## start Provided material

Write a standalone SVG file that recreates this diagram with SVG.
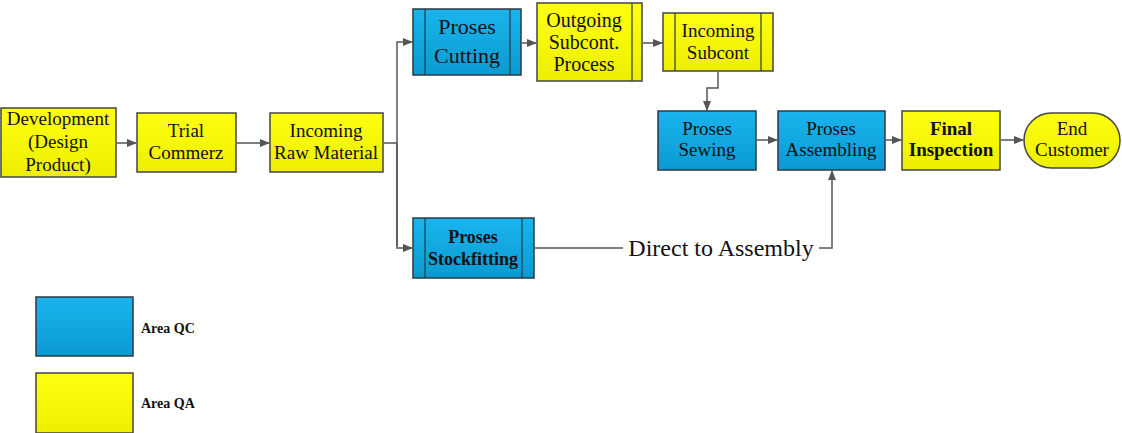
<svg xmlns="http://www.w3.org/2000/svg" width="1122" height="433" viewBox="0 0 1122 433" font-family="'Liberation Serif', 'Times New Roman', serif">
<defs>
<linearGradient id="gb" x1="0" y1="0" x2="0" y2="1"><stop offset="0" stop-color="#1ab4ee"/><stop offset="1" stop-color="#0a9ad2"/></linearGradient>
<linearGradient id="gy" x1="0" y1="0" x2="0" y2="1"><stop offset="0" stop-color="#ffff10"/><stop offset="1" stop-color="#eeee00"/></linearGradient>
<marker id="ah" markerWidth="10" markerHeight="8" refX="9" refY="4" orient="auto" markerUnits="userSpaceOnUse"><path d="M0,0 L10,4 L0,8 Z" fill="#555"/></marker>
</defs>
<style>
.b{fill:url(#gb);stroke:#2a3a44;stroke-width:1.5}
.y{fill:url(#gy);stroke:#444;stroke-width:1.5}
.in{stroke:#2a3a44;stroke-width:1.2}
.lbl{font-family:'Liberation Serif','Times New Roman',serif;font-size:19px;fill:#111;text-anchor:middle}
.bd{font-weight:bold}
.c{fill:none;stroke:#555;stroke-width:1.5}
.lg{font-family:'Liberation Serif','Times New Roman',serif;font-size:14px;font-weight:bold;fill:#111}
</style>
<rect width="1122" height="433" fill="#fff"/>
<g id="connectors">
<line class="c" x1="117" y1="143" x2="136" y2="143" marker-end="url(#ah)"/>
<line class="c" x1="237" y1="143" x2="269" y2="143" marker-end="url(#ah)"/>
<polyline class="c" points="384,143 397,143"/>
<polyline class="c" points="397,246 397,42 412,42" marker-end="url(#ah)"/>
<polyline class="c" points="397,143 397,248 412,248" marker-end="url(#ah)"/>
<line class="c" x1="522" y1="43" x2="536" y2="43" marker-end="url(#ah)"/>
<line class="c" x1="643" y1="43" x2="662" y2="43" marker-end="url(#ah)"/>
<polyline class="c" points="718,72 718,88 707,88 707,110" marker-end="url(#ah)"/>
<line class="c" x1="757" y1="140" x2="777" y2="140" marker-end="url(#ah)"/>
<line class="c" x1="886" y1="140" x2="901" y2="140" marker-end="url(#ah)"/>
<line class="c" x1="1001" y1="140" x2="1023" y2="140" marker-end="url(#ah)"/>
<line class="c" x1="535" y1="248" x2="623" y2="248"/>
<polyline class="c" points="819,248 832,248 832,171" marker-end="url(#ah)"/>
<text x="721" y="256" font-size="24" fill="#111" text-anchor="middle">Direct to Assembly</text>
</g>
<g id="development">
<rect class="y" x="1" y="108" width="115" height="69"/>
<text class="lbl" x="58" y="125" style="font-family:'Liberation Serif',serif">Development</text>
<text class="lbl" x="58" y="148" style="font-family:'Liberation Serif',serif">(Design</text>
<text class="lbl" x="58" y="171" style="font-family:'Liberation Serif',serif">Product)</text>
</g>
<g id="trial">
<rect class="y" x="137" y="113" width="99" height="59"/>
<text class="lbl" x="186" y="137" style="font-family:'Liberation Serif',serif">Trial</text>
<text class="lbl" x="186" y="159" style="font-family:'Liberation Serif',serif">Commerz</text>
</g>
<g id="incoming-raw">
<rect class="y" x="270" y="113" width="113" height="59"/>
<text class="lbl" x="326" y="137" style="font-family:'Liberation Serif',serif">Incoming</text>
<text class="lbl" x="326" y="159" style="font-family:'Liberation Serif',serif">Raw Material</text>
</g>
<g id="cutting">
<rect class="b" x="413" y="9" width="108" height="66"/>
<line class="in" x1="425" y1="9" x2="425" y2="75"/>
<line class="in" x1="510" y1="9" x2="510" y2="75"/>
<text class="lbl" x="467" y="34" style="font-family:'Liberation Serif',serif;font-size:22px">Proses</text>
<text class="lbl" x="467" y="63" style="font-family:'Liberation Serif',serif;font-size:22px">Cutting</text>
</g>
<g id="outgoing">
<rect class="y" x="537" y="3" width="105" height="78"/>
<line class="in" x1="632" y1="3" x2="632" y2="81"/>
<text class="lbl" x="584" y="27" style="font-family:'Liberation Serif',serif;font-size:20px">Outgoing</text>
<text class="lbl" x="584" y="49" style="font-family:'Liberation Serif',serif;font-size:20px">Subcont.</text>
<text class="lbl" x="584" y="71" style="font-family:'Liberation Serif',serif;font-size:20px">Process</text>
</g>
<g id="incoming-subcont">
<rect class="y" x="663" y="13" width="110" height="58"/>
<line class="in" x1="675" y1="13" x2="675" y2="71"/>
<line class="in" x1="761" y1="13" x2="761" y2="71"/>
<text class="lbl" x="718" y="37" style="font-family:'Liberation Serif',serif">Incoming</text>
<text class="lbl" x="718" y="59" style="font-family:'Liberation Serif',serif">Subcont</text>
</g>
<g id="sewing">
<rect class="b" x="658" y="111" width="98" height="59"/>
<text class="lbl" x="707" y="135" style="font-family:'Liberation Serif',serif">Proses</text>
<text class="lbl" x="707" y="156" style="font-family:'Liberation Serif',serif">Sewing</text>
</g>
<g id="assembling">
<rect class="b" x="778" y="111" width="107" height="59"/>
<text class="lbl" x="831" y="135" style="font-family:'Liberation Serif',serif">Proses</text>
<text class="lbl" x="831" y="156" style="font-family:'Liberation Serif',serif">Assembling</text>
</g>
<g id="final">
<rect class="y" x="902" y="111" width="98" height="59"/>
<text class="lbl bd" x="951" y="135" style="font-family:'Liberation Serif',serif">Final</text>
<text class="lbl bd" x="951" y="156" style="font-family:'Liberation Serif',serif">Inspection</text>
</g>
<g id="end">
<rect class="y" x="1024" y="113" width="96" height="55" rx="27.5" ry="27.5"/>
<text class="lbl" x="1072" y="135" style="font-family:'Liberation Serif',serif">End</text>
<text class="lbl" x="1072" y="156" style="font-family:'Liberation Serif',serif">Customer</text>
</g>
<g id="stockfitting">
<rect class="b" x="413" y="218" width="121" height="60"/>
<line class="in" x1="425" y1="218" x2="425" y2="278"/>
<line class="in" x1="522" y1="218" x2="522" y2="278"/>
<text class="lbl bd" x="473" y="243" style="font-family:'Liberation Serif',serif;font-size:18px">Proses</text>
<text class="lbl bd" x="473" y="265" style="font-family:'Liberation Serif',serif;font-size:18px">Stockfitting</text>
</g>
<g id="legend-qc">
<rect class="b" x="36" y="297" width="97" height="59"/>
<text class="lg" x="141" y="333">Area QC</text>
</g>
<g id="legend-qa">
<rect class="y" x="36" y="373" width="97" height="60"/>
<text class="lg" x="141" y="408">Area QA</text>
</g>
</svg>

## end Provided material

● Written problem
Are you able to set down all the lines above exactly, without any pictures?

● Finished exercise
Write a standalone SVG file that recreates this diagram with SVG.
<svg xmlns="http://www.w3.org/2000/svg" width="1122" height="433" viewBox="0 0 1122 433" font-family="'Liberation Serif', 'Times New Roman', serif">
<defs>
<linearGradient id="gb" x1="0" y1="0" x2="0" y2="1"><stop offset="0" stop-color="#1ab4ee"/><stop offset="1" stop-color="#0a9ad2"/></linearGradient>
<linearGradient id="gy" x1="0" y1="0" x2="0" y2="1"><stop offset="0" stop-color="#ffff10"/><stop offset="1" stop-color="#eeee00"/></linearGradient>
<marker id="ah" markerWidth="10" markerHeight="8" refX="9" refY="4" orient="auto" markerUnits="userSpaceOnUse"><path d="M0,0 L10,4 L0,8 Z" fill="#555"/></marker>
</defs>
<style>
.b{fill:url(#gb);stroke:#2a3a44;stroke-width:1.5}
.y{fill:url(#gy);stroke:#444;stroke-width:1.5}
.in{stroke:#2a3a44;stroke-width:1.2}
.lbl{font-family:'Liberation Serif','Times New Roman',serif;font-size:19px;fill:#111;text-anchor:middle}
.bd{font-weight:bold}
.c{fill:none;stroke:#555;stroke-width:1.5}
.lg{font-family:'Liberation Serif','Times New Roman',serif;font-size:14px;font-weight:bold;fill:#111}
</style>
<rect width="1122" height="433" fill="#fff"/>
<g id="connectors">
<line class="c" x1="117" y1="143" x2="136" y2="143" marker-end="url(#ah)"/>
<line class="c" x1="237" y1="143" x2="269" y2="143" marker-end="url(#ah)"/>
<polyline class="c" points="384,143 397,143"/>
<polyline class="c" points="397,246 397,42 412,42" marker-end="url(#ah)"/>
<polyline class="c" points="397,143 397,248 412,248" marker-end="url(#ah)"/>
<line class="c" x1="522" y1="43" x2="536" y2="43" marker-end="url(#ah)"/>
<line class="c" x1="643" y1="43" x2="662" y2="43" marker-end="url(#ah)"/>
<polyline class="c" points="718,72 718,88 707,88 707,110" marker-end="url(#ah)"/>
<line class="c" x1="757" y1="140" x2="777" y2="140" marker-end="url(#ah)"/>
<line class="c" x1="886" y1="140" x2="901" y2="140" marker-end="url(#ah)"/>
<line class="c" x1="1001" y1="140" x2="1023" y2="140" marker-end="url(#ah)"/>
<line class="c" x1="535" y1="248" x2="623" y2="248"/>
<polyline class="c" points="819,248 832,248 832,171" marker-end="url(#ah)"/>
<text x="721" y="256" font-size="24" fill="#111" text-anchor="middle">Direct to Assembly</text>
</g>
<g id="development">
<rect class="y" x="1" y="108" width="115" height="69"/>
<text class="lbl" x="58" y="125" style="font-family:'Liberation Serif',serif">Development</text>
<text class="lbl" x="58" y="148" style="font-family:'Liberation Serif',serif">(Design</text>
<text class="lbl" x="58" y="171" style="font-family:'Liberation Serif',serif">Product)</text>
</g>
<g id="trial">
<rect class="y" x="137" y="113" width="99" height="59"/>
<text class="lbl" x="186" y="137" style="font-family:'Liberation Serif',serif">Trial</text>
<text class="lbl" x="186" y="159" style="font-family:'Liberation Serif',serif">Commerz</text>
</g>
<g id="incoming-raw">
<rect class="y" x="270" y="113" width="113" height="59"/>
<text class="lbl" x="326" y="137" style="font-family:'Liberation Serif',serif">Incoming</text>
<text class="lbl" x="326" y="159" style="font-family:'Liberation Serif',serif">Raw Material</text>
</g>
<g id="cutting">
<rect class="b" x="413" y="9" width="108" height="66"/>
<line class="in" x1="425" y1="9" x2="425" y2="75"/>
<line class="in" x1="510" y1="9" x2="510" y2="75"/>
<text class="lbl" x="467" y="34" style="font-family:'Liberation Serif',serif;font-size:22px">Proses</text>
<text class="lbl" x="467" y="63" style="font-family:'Liberation Serif',serif;font-size:22px">Cutting</text>
</g>
<g id="outgoing">
<rect class="y" x="537" y="3" width="105" height="78"/>
<line class="in" x1="632" y1="3" x2="632" y2="81"/>
<text class="lbl" x="584" y="27" style="font-family:'Liberation Serif',serif;font-size:20px">Outgoing</text>
<text class="lbl" x="584" y="49" style="font-family:'Liberation Serif',serif;font-size:20px">Subcont.</text>
<text class="lbl" x="584" y="71" style="font-family:'Liberation Serif',serif;font-size:20px">Process</text>
</g>
<g id="incoming-subcont">
<rect class="y" x="663" y="13" width="110" height="58"/>
<line class="in" x1="675" y1="13" x2="675" y2="71"/>
<line class="in" x1="761" y1="13" x2="761" y2="71"/>
<text class="lbl" x="718" y="37" style="font-family:'Liberation Serif',serif">Incoming</text>
<text class="lbl" x="718" y="59" style="font-family:'Liberation Serif',serif">Subcont</text>
</g>
<g id="sewing">
<rect class="b" x="658" y="111" width="98" height="59"/>
<text class="lbl" x="707" y="135" style="font-family:'Liberation Serif',serif">Proses</text>
<text class="lbl" x="707" y="156" style="font-family:'Liberation Serif',serif">Sewing</text>
</g>
<g id="assembling">
<rect class="b" x="778" y="111" width="107" height="59"/>
<text class="lbl" x="831" y="135" style="font-family:'Liberation Serif',serif">Proses</text>
<text class="lbl" x="831" y="156" style="font-family:'Liberation Serif',serif">Assembling</text>
</g>
<g id="final">
<rect class="y" x="902" y="111" width="98" height="59"/>
<text class="lbl bd" x="951" y="135" style="font-family:'Liberation Serif',serif">Final</text>
<text class="lbl bd" x="951" y="156" style="font-family:'Liberation Serif',serif">Inspection</text>
</g>
<g id="end">
<rect class="y" x="1024" y="113" width="96" height="55" rx="27.5" ry="27.5"/>
<text class="lbl" x="1072" y="135" style="font-family:'Liberation Serif',serif">End</text>
<text class="lbl" x="1072" y="156" style="font-family:'Liberation Serif',serif">Customer</text>
</g>
<g id="stockfitting">
<rect class="b" x="413" y="218" width="121" height="60"/>
<line class="in" x1="425" y1="218" x2="425" y2="278"/>
<line class="in" x1="522" y1="218" x2="522" y2="278"/>
<text class="lbl bd" x="473" y="243" style="font-family:'Liberation Serif',serif;font-size:18px">Proses</text>
<text class="lbl bd" x="473" y="265" style="font-family:'Liberation Serif',serif;font-size:18px">Stockfitting</text>
</g>
<g id="legend-qc">
<rect class="b" x="36" y="297" width="97" height="59"/>
<text class="lg" x="141" y="333">Area QC</text>
</g>
<g id="legend-qa">
<rect class="y" x="36" y="373" width="97" height="60"/>
<text class="lg" x="141" y="408">Area QA</text>
</g>
</svg>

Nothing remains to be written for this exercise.